« Leçons de grec » de Han Kang: lire Platon et guérir
Entrer dans un roman de Han Kang c’est pousser la porte d’un monde dans lequel onirisme et poésie mènent la danse. Dans « La végétarienne » la romancière mettait en scène une femme qui au-delà de la simple toquade alimentaire rêvait de devenir une plante. Dans « Leçons de grec » cette obsession du végétal s’est déplacée du côté de la langue
Son héroïne souffre depuis l’enfance d’un mal étrange: régulièrement et sans qu’elle sache pourquoi, elle perd sa voix. Han Kang donnera bien sûr quelques indices comme le récent divorce de cette femme à qui la garde de son enfant n’a pas été confiée. Ou cette mère qui lorsqu’elle attendait sa fille aurait préféré ne pas mener sa grossesse à terme. Mais l’essentiel n’est pas là. Et la jeune femme aura beau consulter médecins et psychiatres, le mystère n’en demeurera pas moins entier. En réponses à toutes ces hypothèses une seule et même conclusion « Cela ne pouvait pas être aussi simple ». D’autant que lorsqu’elle perd sa voix, la jeune femme éprouve la plus grande difficulté à écrire. Lassée de ses démêlés avec l’idiome maternel, l’héroïne de Han Kang décide de s’atteler à une langue ancienne et s’inscrit à un cours de grec.

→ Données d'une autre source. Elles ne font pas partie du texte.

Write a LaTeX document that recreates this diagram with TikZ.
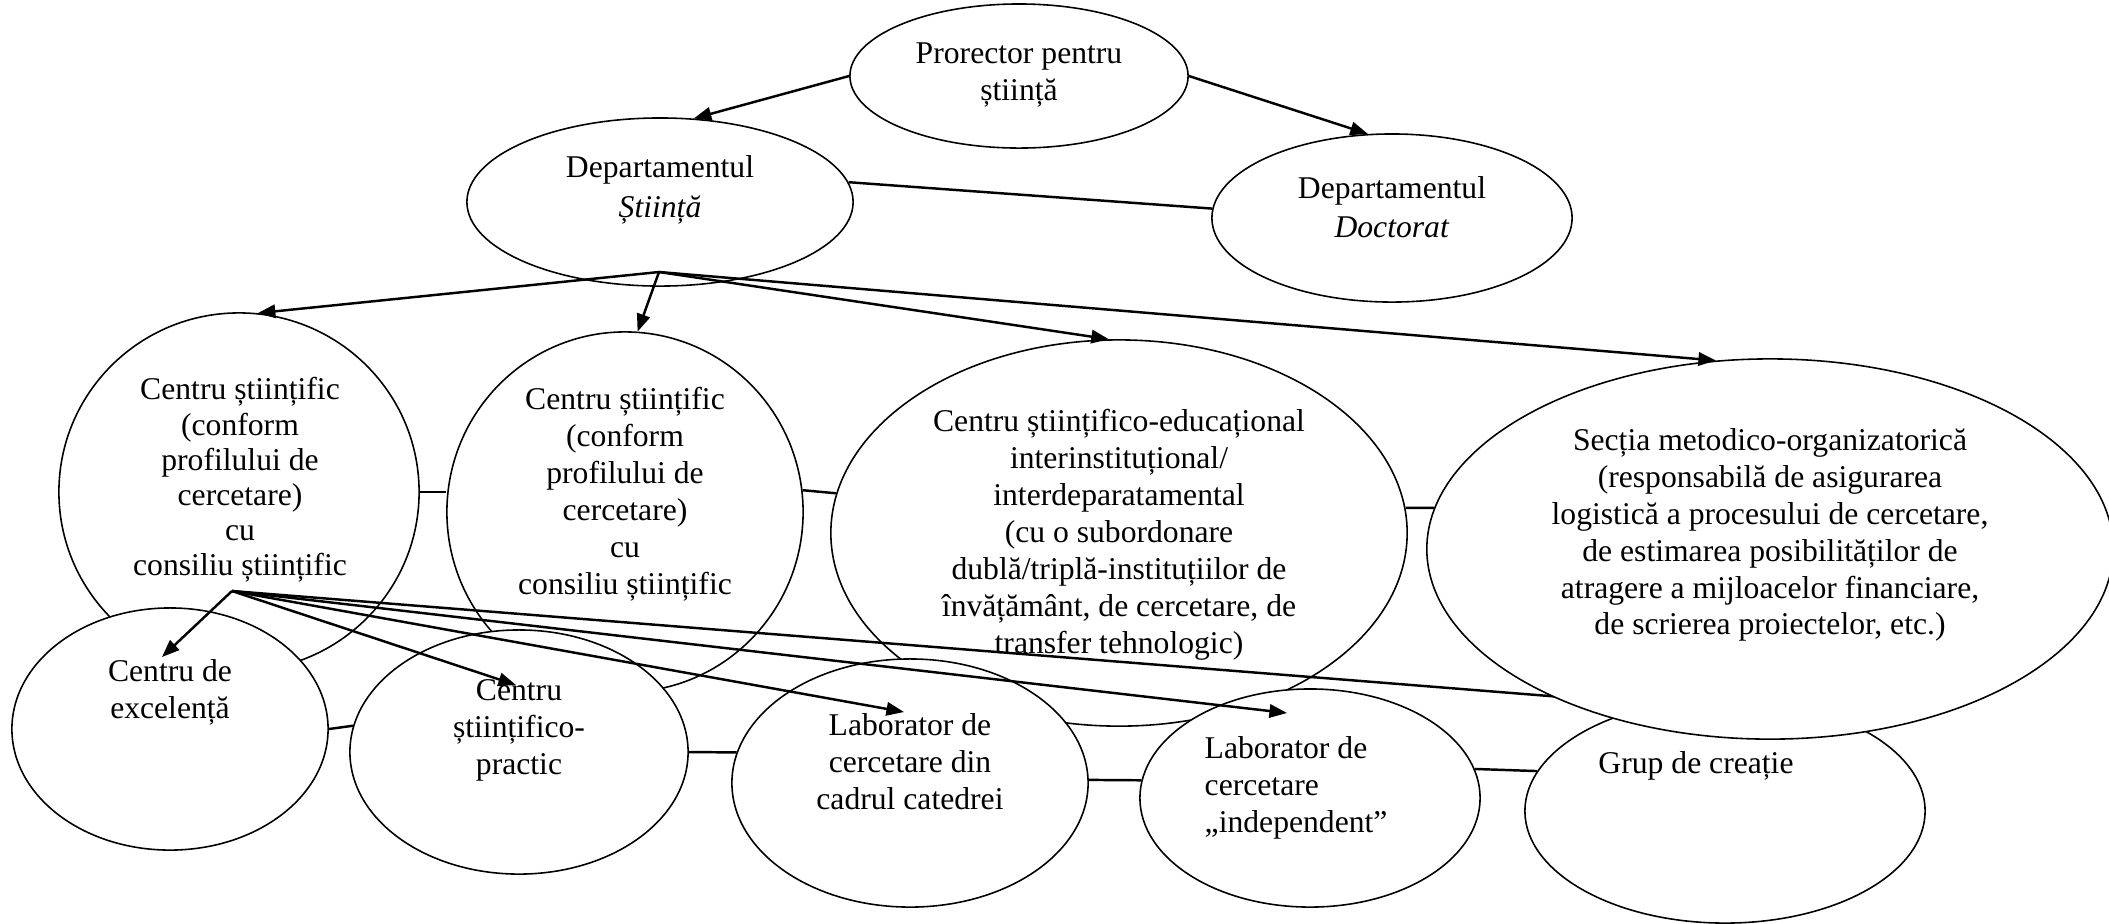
\documentclass[tikz,border=0pt]{standalone}
\usepackage{fontspec}
\setmainfont{Liberation Serif}
\usetikzlibrary{arrows.meta, shapes.geometric, calc}

\begin{document}
\begin{tikzpicture}[x=0.01cm, y=-0.01cm,
    oval/.style={shape=ellipse, draw=black, fill=white, line width=0.45pt, inner sep=0pt},
    txt/.style={align=center, inner sep=0pt, font=\fontsize{9}{10.5}\selectfont},
    arr/.style={line width=0.7pt, -{Triangle[length=5pt, width=3.8pt]}},
    link/.style={line width=0.7pt}]
    \useasboundingbox (0,0) rectangle (2109,923);

    % top level
    \node[oval, minimum width=3.38cm, minimum height=1.44cm] (P) at (1019, 76) {};
    \node[oval, minimum width=3.86cm, minimum height=1.68cm] (S) at ( 660, 202) {};
    \node[oval, minimum width=3.60cm, minimum height=1.68cm] (D) at (1392, 218) {};
    \node[txt] (Pt) at (1019, 75) {Prorector pentru\\știință};
    \node[txt, font=\fontsize{9}{11.2}\selectfont] (St) at ( 660, 190) {Departamentul\\\textit{Știință}};
    \node[txt, font=\fontsize{9}{11.2}\selectfont] (Dt) at (1392, 207) {Departamentul\\\textit{Doctorat}};

    % centres
    \node[oval, minimum width=3.60cm, minimum height=3.58cm] (C1) at ( 239, 492) {};
    \node[oval, minimum width=3.56cm, minimum height=3.60cm] (C2) at ( 625, 512) {};
    \node[oval, minimum width=5.76cm, minimum height=3.86cm] (E)  at (1119, 533) {};
    \node[txt, font=\fontsize{9}{10}\selectfont] (C1t) at ( 240, 480) {Centru științific\\(conform\\profilului de\\cercetare)\\cu\\consiliu științific};
    \node[txt] (C2t) at ( 625, 494) {Centru științific\\(conform\\profilului de\\cercetare)\\cu\\consiliu științific};
    \node[txt] (Et)  at (1119, 535) {Centru științifico-educațional\\interinstituțional/\\interdeparatamental\\(cu o subordonare\\dublă/triplă-instituțiilor de\\învățământ, de cercetare, de\\transfer tehnologic)};

    % bottom row
    \node[oval, minimum width=3.16cm, minimum height=2.42cm] (X) at ( 170, 729) {};
    \node[oval, minimum width=3.38cm, minimum height=2.44cm] (Q) at ( 519, 752) {};
    \node[oval, minimum width=3.56cm, minimum height=2.48cm] (L) at ( 910, 783) {};
    \node[oval, minimum width=3.40cm, minimum height=2.18cm] (I) at (1310, 798) {};
    \node[oval, minimum width=4.00cm, minimum height=2.24cm] (G) at (1725, 811) {};
    \node[txt] (Xt) at ( 170, 692) {Centru de\\excelență};
    \node[txt] (Qt) at ( 519, 730) {Centru\\științifico-\\practic};
    \node[txt] (Lt) at ( 910, 762) {Laborator de\\cercetare din\\cadrul catedrei};
    \node[txt, align=left, anchor=west] (It) at (1204, 788) {Laborator de\\cercetare\\„independent”};
    \node[txt] (Gt) at (1696, 766) {Grup de creație};

    \coordinate (So) at (659, 272);
    \coordinate (Co) at (232, 591);

    \path[arr] (P.west) edge (S.68);
    \path[arr] (P.east) edge (D.106);
    \path[link] (S.6) edge (D.177);
    \path[arr] (So) edge (C1.84);
    \path[arr] (So) edge (C2.86);
    \path[arr] (So) edge (E.93);
    \path[arr] (Co) edge ($(X.center)+(-8,-72)$);
    \path[arr] (Co) edge ($(Q.center)+(-3,-67)$);
    \path[arr] (Co) edge ($(L.center)+(-6,-71)$);
    \path[arr] (Co) edge ($(I.center)+(-23,-85)$);
    \path[arr] (Co) edge ($(G.center)+(-25,-103)$);
    \path[link] (C1.east) edge (C1.east -| C2.west);
    \path[link] (C2.7) edge (E.172);
    \path[link] (X.east) edge (Q.171);
    \path[link] (Q.east) edge (L.170);
    \path[link] (L.1) edge (I.174);
    \path[link] (I.10) edge (G.168);

    % section drawn last, it covers the group
    \node[oval, minimum width=6.86cm, minimum height=3.80cm] (M) at (1770, 549) {};
    \node[txt] (Mt) at (1770, 535) {Secția metodico-organizatorică\\(responsabilă de asigurarea\\logistică a procesului de cercetare,\\de estimarea posibilităților de\\atragere a mijloacelor financiare,\\de scrierea proiectelor, etc.)};
    \path[arr] (So) edge (M.106);
    \path[link] (E.5) edge (M.173);
\end{tikzpicture}
\end{document}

On ne dira jamais assez l’importance des langues dites mortes et plus encore de la fréquentation des textes fondateurs. Chaque semaine celle qui avait perdu la faculté de parler traduit La République de Platon sans se douter que la guérison se trouve au bout du chemin. « Vingt ans auparavant, elle n’aurait jamais imaginé qu’une langue étrangère et non la sienne puisse briser son mutisme. Si aujourd’hui elle apprend le grec ancien dans cet établissement privé, c’est qu’elle a envie de retrouver le langage par sa propre volonté ». Elle y parviendra, guidée par un professeur qui « savait lui aussi que le Beau n’existait pas. Que le Parfait n’existait jamais. Du moins en ce monde ». Souffrant d’une maladie contractée dans l’enfance, le jeune homme sait qu’il deviendra inévitablement aveugle. « Comme il s’agit d’une évolution progressive commencée longtemps auparavant, je n’ai plus besoin de m’y préparer. Les jours ensoleillés je me contente de passer l’après-midi dans ma ruelle, tel un prisonnier qui fait durer la cigarette qu’on lui a autorisée ». Le professeur finira par aborder la jeune fille mutique. Ces deux- là étaient fait pour se rencontrer telles les âmes sœurs imaginées par Platon dans Le Banquet.
Variation sur la langue, Leçons de grec est un roman d’une poésie rare. Un livre lumineux et bouleversant.